Il écrit le nom de sa compagne à droite avec sa date de naissance, puis souligne des noms en rouge en commençant par sa concubine.

" Le trait rouge… Ceux que je porte en moi….Chez moi, il n'y avait pas mon frère qui était chez ma mère. Elle a réussi à le récupérer. Lui, il est resté un an chez moi puis il est allé chez ma mère. Moi, elle ne me l'a pas proposé. C'était dur. Elle m'aimait moins. Mon frère ne connaît pas la cigarette…Elle me l'a dit: j'aime plus Boucif que toi. Ma grand-mère disait : je t'aime plus toi que mes propres enfants. Elle m'aimait trop, elle est décédée parce que je lui en ai fait trop baver. Les parloirs …la prison, çà l'a rendu plus inquiète. L'inquiétude l'a rendue malade. Ses enfants l'ont dit, ma mère me l'a dit. A 78 ans, elle venait me voir en prison. Ce sont mes yeux (cette expression revient plusieurs fois). C'est encore mes yeux. Plus les années passent et plus elle me manque: ses mains sur ma tête, sa chaleur, son odeur, sa voix…ses cris aussi et son cœur. Elle valait cent mamans (sans maman). Comme elle disait : le jour où je mourrai, ils vont te manger. Quand je suis revenu, mes sacs étaient devant la porte. J'ai dit : Attendez que j'ai fini mon deuil !… Parler, çà éveille des souvenirs. Je ne croyais pas autant. Plus le temps passe, plus il y a des souvenirs. Mais çà fait du bien de parler même si je ne vous connais pas."
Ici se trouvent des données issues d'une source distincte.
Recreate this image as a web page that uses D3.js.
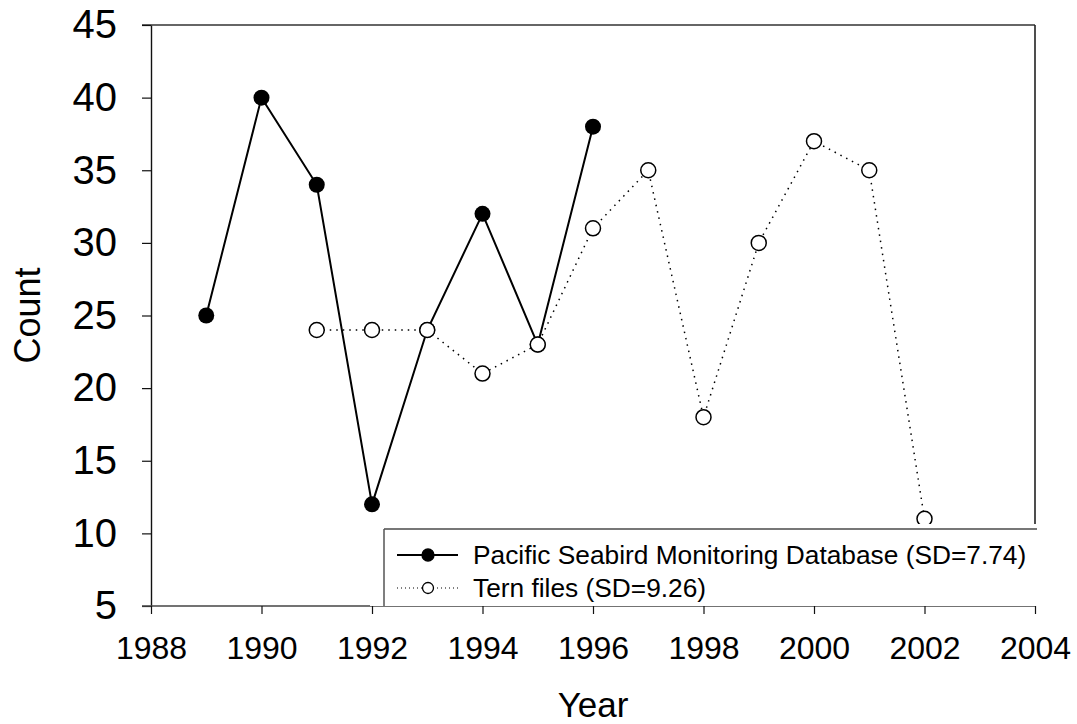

Au début comme il avait parlé d'une famille plus élargie, je lui avais soumis l'idée de réaliser un nouveau dessin avec toute la famille, avec ceux qu'il n'apprécie pas. Je ne suis pas revenue sur ma proposition qui m'a paru inopportune dans un second temps et qui était motivée par la pauvreté annoncée du groupe familial.

Je revoie Lamzi le lendemain de son jugement.

L'entretien portera uniquement sur son jugement. Il est encore submergé par tout ce qui s'est passé. Il a été condamné à 4 mois fermes et une amende de 10 000, 00F.

Le juge n'avait pas en sa possession son casier judiciaire en tant que majeur. Il a donc annoncé avoir un casier judiciaire vierge et c'est ainsi qu'il a bénéficié de sa clémence.

Il sait qu’il a des peines de prison en attente et a peur qu'on lui révoque ces sursis deux jours avant sa libération comme cela est déjà arrivé pour d'autres. Lamzi avait un an pour se présenter de son libre arbitre au commissariat de son quartier afin d’effectuer sa peine de prison : « Ceux qui le font sont fous!!! »

Il a ri lorsque le juge lui a annoncé l'amende: " J'ai ri car je ne la paierai pas. "

J’interromps l’entretien devant son excitation grandissante. Nous fixons un nouveau rendez– vous. Lamzi est transféré vers un nouveau centre pénitentiaire les jours suivants.